The company uses intelligent blends of materials such as aramid, basalt, glass, ceramic or polymers with metal wires and fibres.

19th April 2017

Innovation in Textiles
 |  Heslington

Interiors, Transport/​Aerospace, Civil Engineering

GKD – GEBR. KUFFERATH AG, a market leader in application specific, high-performance mesh made of metal and other industrially weavable materials, will present its end-to-end consulting, development and manufacturing expertise at Techtextil, which take place in Frankfurt, next month.

“The wide range of weave types and material combinations opens new solutions in areas in which metal mesh has not yet been used for optimising products or processes. The latest examples are hybrid mesh and the new optimised dutch weaves (ODW), which GKD will present at the world's leading trade fair for technical textiles and nonwovens,” the company reports. “These tap a broad range of potential – from waste water filtration to carpets – and provide the inspiration for lateral thinkers to come up with new solutions.”
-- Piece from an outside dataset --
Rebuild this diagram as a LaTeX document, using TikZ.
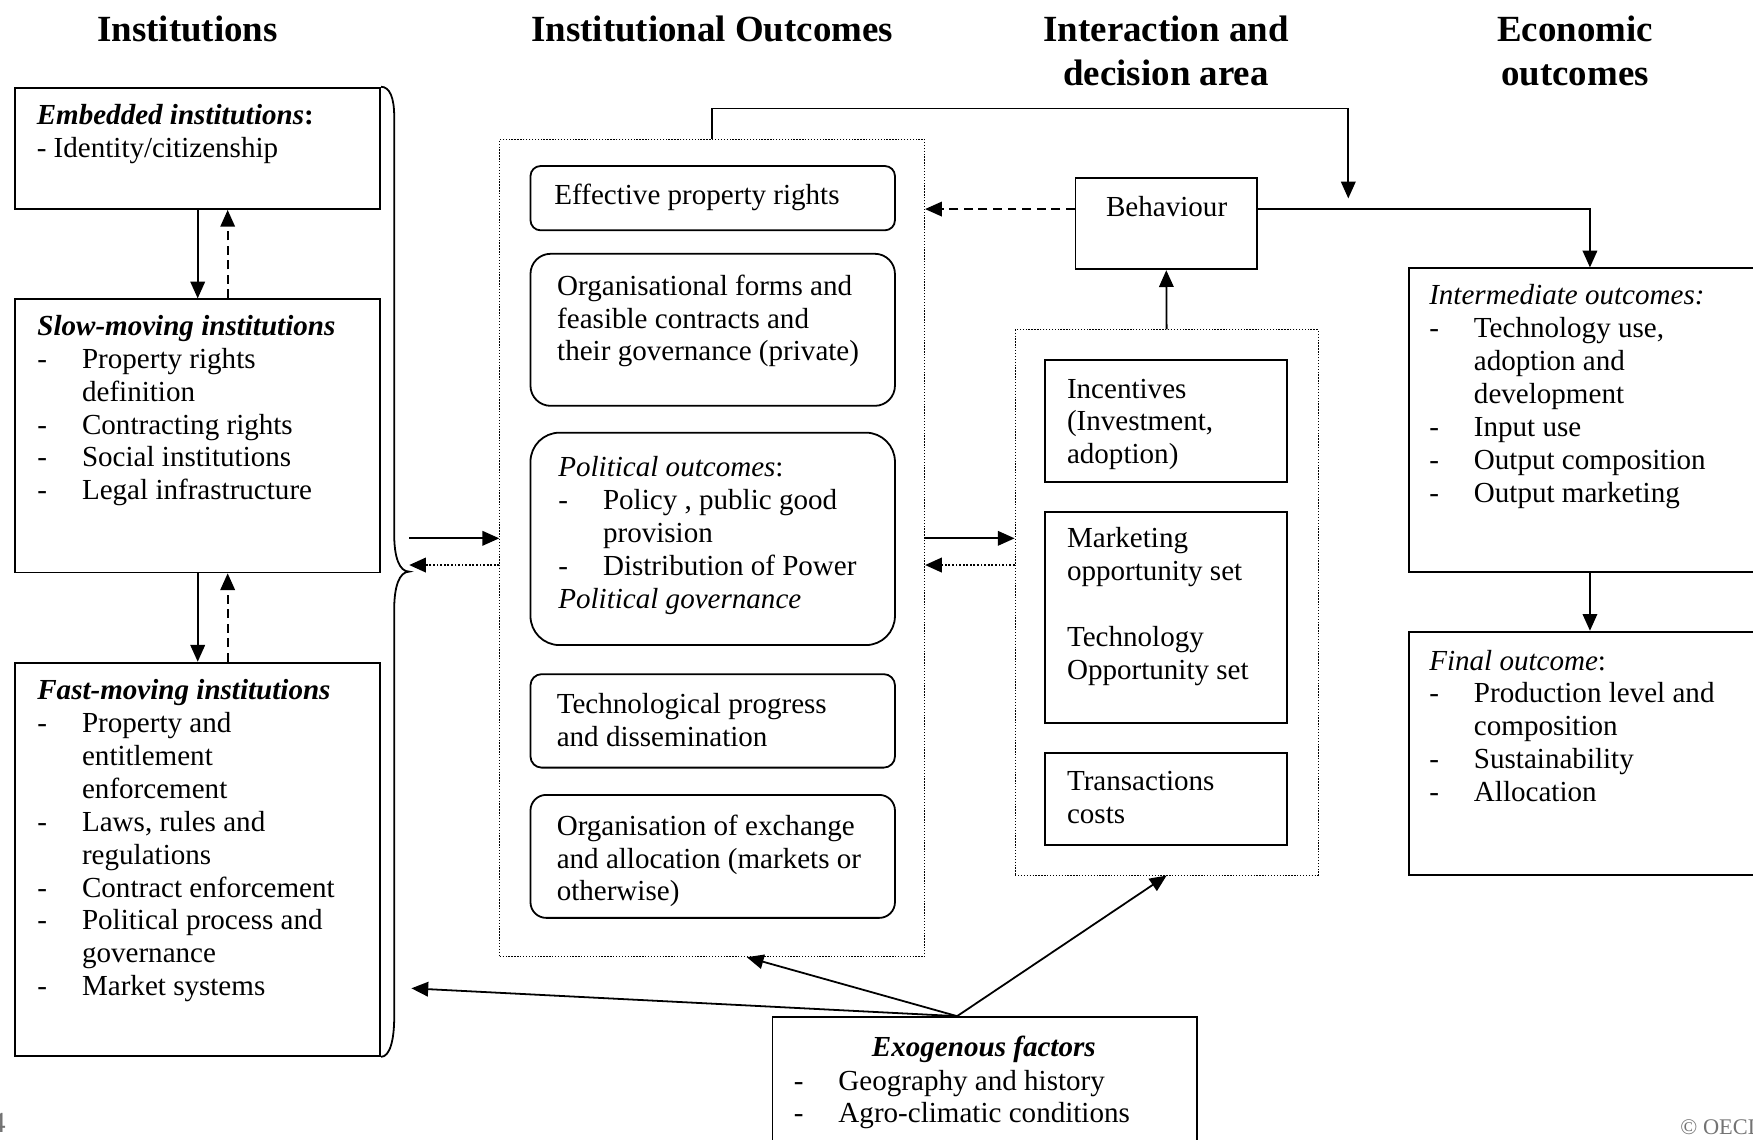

The new hybrid mesh for carpets by GKD couples the typical hair yarn-style appearance of the Perlon Rips woolen yarn from ANKER, with the typical properties of stainless steel. © GKD – GEBR. KUFFERATH AG

Hybrid mesh

At the exhibition, GKD will show how a new hybrid mesh can help enhance qualities of high-tech solutions for carpets. The typical hair yarn-style appearance of the Perlon Rips woolen yarn from ANKER, which is woven from polyamide fibres, is coupled with the typical properties of stainless steel. The warp and weft wires made of stainless steel – combined with woolen yarn in the weft direction – are the defining feature of this mesh structure. In terms of functionality, the product is said to exhibit strength and shielding from electromagnetic radiation while also maintaining the flexibility typical of a carpet.

Volumetric mesh by GKD is characterised by a highly porous, three-dimensional mesh structure. © GKD – GEBR. KUFFERATH AG

GKD views this latest example of the possibilities offered by technical weaving as an invitation to discuss new ideas and applications.

The company uses intelligent blends of materials such as aramid, basalt, glass, ceramic or polymers with metal wires and fibres when developing and manufacturing high-performance mesh structures, thereby combining properties that are normally mutually exclusive in one product, and often realising significant cost savings. For example, the mix of process-relevant material properties in a hybrid mesh can replace time- and cost-intensive special coatings, the company reports.

Optimised dutch weaves

In the form of optimised dutch weaves, GKD offers a mesh structure for demanding tasks in ultrafine filtration. In polymer filtration, this special weave with a separation rate of 10 μm is used as ODW10. Due to the specific pore geometry and arrangement, particles settle on the surface, the mesh does not become clogged and the dirt holding capacity increases, the manufacturer explains.

The high permeability and mechanical strength of the optimised dutch weaves by GKD underline the efficiency of this mesh structure. © GKD – GEBR. KUFFERATH AG

The high permeability and mechanical strength are said to underline the efficiency of this mesh structure. As an option designed for optimised flow, the ODW6 aims to guarantee permanently reliable levels of separation precision in micro filtration, high pore stability and a throughput rate that is up to three times higher than in comparable products. According to the company, this makes it ideal for a multitude of applications in water filtration.

Volumetric mesh

“Volumetric mesh is in demand all over the world and also demonstrates GKD's leading weave competence,” the company reports. This solution is characterised by a highly porous, 3D mesh structure, with asymmetrically arranged pores of different sizes, which results in a broad particle separation rate with minimal loss of pressure.

In polymer filtration, the optimised dutch weaves by GKD with a separation rate of 10 μm is used as ODW10. © GKD – GEBR. KUFFERATH AG

“Because of the huge variety of materials that can be woven, product properties such as temperature or media resistance can be adjusted individually. The examples exhibited at the GKD stand offer visitors at Techtextil plenty of opportunity to discuss special tasks and solutions with the mesh experts,” the company concludes.